_What you should do_. Wherever "this" appears in a line, list that line.

_Records with drawing code_.
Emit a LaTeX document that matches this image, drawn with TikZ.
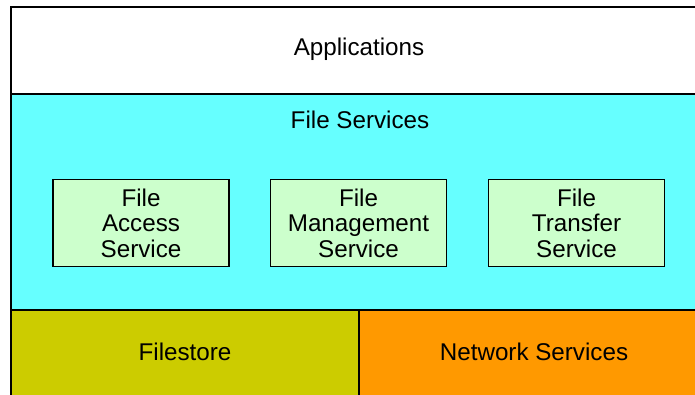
\documentclass[tikz,border=0pt]{standalone}
\usepackage{fontspec}
\setmainfont{Liberation Sans}
\definecolor{appwhite}{HTML}{FFFFFF}
\definecolor{fscyan}{HTML}{66FFFF}
\definecolor{boxgreen}{HTML}{CCFFCC}
\definecolor{storeolive}{HTML}{CCCC00}
\definecolor{netorange}{HTML}{FF9900}
\begin{document}
\begin{tikzpicture}[x=1pt,y=-1pt,
  layer/.style={draw=black, line width=2pt, anchor=north west, inner sep=0pt},
  svcbox/.style={draw=black, line width=1.5pt, fill=boxgreen, minimum width=176pt, minimum height=87pt, inner sep=0pt, align=center, font=\fontsize{24.2}{25.5}\selectfont},
  lbl/.style={font=\fontsize{24.2}{25.5}\selectfont, inner sep=0pt}]
\useasboundingbox (0,0) rectangle (695,394);
\clip (0,0) rectangle (695,394);
\node[layer, fill=appwhite, minimum width=700pt, minimum height=87pt] (apps) at (10,6) {};
\node[layer, fill=fscyan, minimum width=700pt, minimum height=216pt] (fs) at (10,93) {};
\node[layer, fill=storeolive, minimum width=348pt, minimum height=100pt] (store) at (10,309) {};
\node[layer, fill=netorange, minimum width=352pt, minimum height=100pt] (net) at (358,309) {};
\node[lbl] (appslbl) at (359,49.5) {Applications};
\node[lbl] (fslbl) at (360,120) {File Services};
\node[lbl] (storelbl) at (185,352) {Filestore};
\node[lbl] (netlbl) at (534,352) {Network Services};
\node[svcbox] (access) at (141,223) {File\\Access\\Service};
\node[svcbox] (mgmt) at (358.5,223) {File\\Management\\Service};
\node[svcbox] (transfer) at (576.5,223) {File\\Transfer\\Service};
\end{tikzpicture}
\end{document}
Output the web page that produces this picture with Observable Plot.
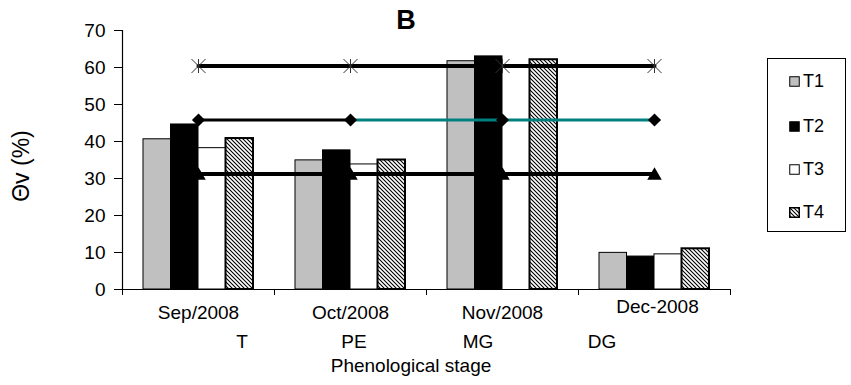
<!DOCTYPE html>
<html>
<head>
<meta charset="utf-8">
<script src="https://cdn.jsdelivr.net/npm/d3@7"></script>
<script src="https://cdn.jsdelivr.net/npm/@observablehq/plot@0.6"></script>
<style>
  html, body { margin: 0; padding: 0; background: white; }
  #wrap { position: relative; width: 851px; height: 385px; font-family: "Liberation Sans", Arial, sans-serif; color: black; }
  .lbl { position: absolute; transform: translate(-50%, -50%); line-height: 1; white-space: nowrap; }
  #legend { position: absolute; left: 767px; top: 58px; width: 79px; height: 174px; border: 1.5px solid black; box-sizing: border-box; }
  .item { position: absolute; left: 21px; display: flex; align-items: center; font-size: 18px; transform: translateY(-50%); line-height: 1; }
  .item svg { margin-right: 3px; display: block; }
</style>
</head>
<body>
<svg width="0" height="0" style="position:absolute">
  <defs>
    <pattern id="hatch" patternUnits="userSpaceOnUse" width="4" height="4">
      <rect width="4" height="4" fill="white"/>
      <path d="M-1,-1 L5,5 M-1,3 L1,5 M3,-1 L5,1" stroke="black" stroke-width="1.1"/>
    </pattern>
  </defs>
</svg>
<div id="wrap"></div>
<script>
// ---- data ----
const months = ["Sep/2008", "Oct/2008", "Nov/2008", "Dec-2008"];
const stages = ["T", "PE", "MG", "DG"];
const series = ["T1", "T2", "T3", "T4"];
const T1 = [40.6, 34.9, 61.7, 9.9];
const T2 = [44.6, 37.6, 63.0, 8.9];
const T3 = [38.2, 33.8, null, 9.5];
const T4 = [40.8, 35.0, 62.1, 11.0];
const lineStar = [60.4, 60.4, 60.4, 60.4];
const lineDiamond = [45.8, 45.8, 45.8, 45.8];
const lineTriangle = [31.2, 31.2, 31.2, 31.2];
const yTicks = [0, 10, 20, 30, 40, 50, 60, 70];
const title = "B";
const yLabel = "Θv (%)";
const xLabel = "Phenological stage";

// ---- layout / styles ----
const seriesValues = [T1, T2, T3, T4];
const barW = 27.5 / 152;
const groupPad = (1 - 4 * barW) / 2;
const barStyles = [
  { fill: "#c0c0c0", stroke: "black", strokeWidth: 1 },
  { fill: "black", stroke: "black", strokeWidth: 1 },
  { fill: "white", stroke: "black", strokeWidth: 1 },
  { fill: "url(#hatch)", stroke: "black", strokeWidth: 2 }
];

const barData = months.flatMap((m, i) => series.map((s, k) => ({ i, k, s, v: seriesValues[k][i] })))
  .filter(d => d.v != null);

const pts = arr => arr.map((v, i) => ({ x: i + 0.5, y: v }));
const starPts = pts(lineStar), diaPts = pts(lineDiamond), triPts = pts(lineTriangle);

const starSymbol = {
  draw(ctx, size) {
    const r = Math.sqrt(size / Math.PI);
    ctx.moveTo(-r, -r); ctx.lineTo(r, r);
    ctx.moveTo(-r, r); ctx.lineTo(r, -r);
    ctx.moveTo(0, -r); ctx.lineTo(0, r);
  }
};

const barMarks = series.map((s, k) => Plot.rect(barData.filter(d => d.k === k), {
  x1: d => d.i + groupPad + d.k * barW,
  x2: d => d.i + groupPad + (d.k + 1) * barW,
  y1: 0, y2: "v",
  ...barStyles[k]
}));

const chart = Plot.plot({
  width: 851, height: 385,
  marginLeft: 122, marginRight: 121, marginTop: 30, marginBottom: 96,
  x: { domain: [0, 4] },
  y: { domain: [0, 70] },
  style: { fontFamily: "'Liberation Sans', Arial, sans-serif", fontSize: "19px", color: "black", background: "transparent" },
  marks: [
    ...barMarks,
    Plot.ruleY([0], { stroke: "black", strokeWidth: 1.2 }),
    Plot.ruleX([0], { stroke: "black", strokeWidth: 1.2 }),
    Plot.axisY({ ticks: yTicks, tickSize: 8, tickPadding: 9, label: null, fontSize: 19 }),
    Plot.axisX({ ticks: d3.range(5), tickSize: 6, tickFormat: () => "", label: null }),
    Plot.text(months.slice(0, 3), { x: (d, i) => i + 0.5, text: d => d, frameAnchor: "bottom", dy: 29, fontSize: 19 }),
    Plot.text(months.slice(3), { x: () => 3.5, text: d => d, frameAnchor: "bottom", dy: 23, dx: 3, fontSize: 19 }),
    // reference lines
    Plot.line(starPts, { x: "x", y: "y", stroke: "black", strokeWidth: 4 }),
    Plot.line(diaPts.slice(0, 2), { x: "x", y: "y", stroke: "black", strokeWidth: 3 }),
    Plot.line(diaPts.slice(1), { x: "x", y: "y", stroke: "#008080", strokeWidth: 3 }),
    Plot.line(triPts, { x: "x", y: "y", stroke: "black", strokeWidth: 4 }),
    Plot.dot(starPts, { x: "x", y: "y", symbol: starSymbol, r: 7, stroke: "#333", strokeWidth: 1, fill: "none" }),
    Plot.dot(diaPts, { x: "x", y: "y", symbol: "diamond2", r: 5.9, fill: "black", stroke: "none" }),
    Plot.dot(triPts, { x: "x", y: "y", symbol: "triangle", r: 5.4, fill: "black", stroke: "none", dy: 1.5 })
  ]
});

const wrap = document.getElementById("wrap");
wrap.appendChild(chart);

function addLabel(text, x, y, css) {
  const d = document.createElement("div");
  d.className = "lbl";
  d.textContent = text;
  d.style.left = x + "px";
  d.style.top = y + "px";
  Object.assign(d.style, css || {});
  wrap.appendChild(d);
  return d;
}
addLabel(title, 406, 20, { fontSize: "27px", fontWeight: "bold" });
const yl = addLabel(yLabel, 21, 166, { fontSize: "23px" });
yl.style.transform = "translate(-50%, -50%) rotate(-90deg)";
const stageX = [242, 354, 478, 602];
stages.forEach((s, i) => addLabel(s, stageX[i], 341, { fontSize: "19px" }));
addLabel(xLabel, 411, 365, { fontSize: "19px" });

// legend
const legend = document.createElement("div");
legend.id = "legend";
const itemY = [22, 67, 110, 153];
series.forEach((s, k) => {
  const it = document.createElement("div");
  it.className = "item";
  it.style.top = itemY[k] + "px";
  const st = barStyles[k];
  it.innerHTML = `<svg width="11" height="11"><rect x="0.75" y="0.75" width="9.5" height="9.5" fill="${st.fill}" stroke="black" stroke-width="${k === 3 ? 1.5 : 1}"/></svg><span>${s}</span>`;
  legend.appendChild(it);
});
wrap.appendChild(legend);
</script>
</body>
</html>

_Worked answer_.
Emit a LaTeX document that matches this image, drawn with TikZ.
Output the web page that produces this picture with Observable Plot.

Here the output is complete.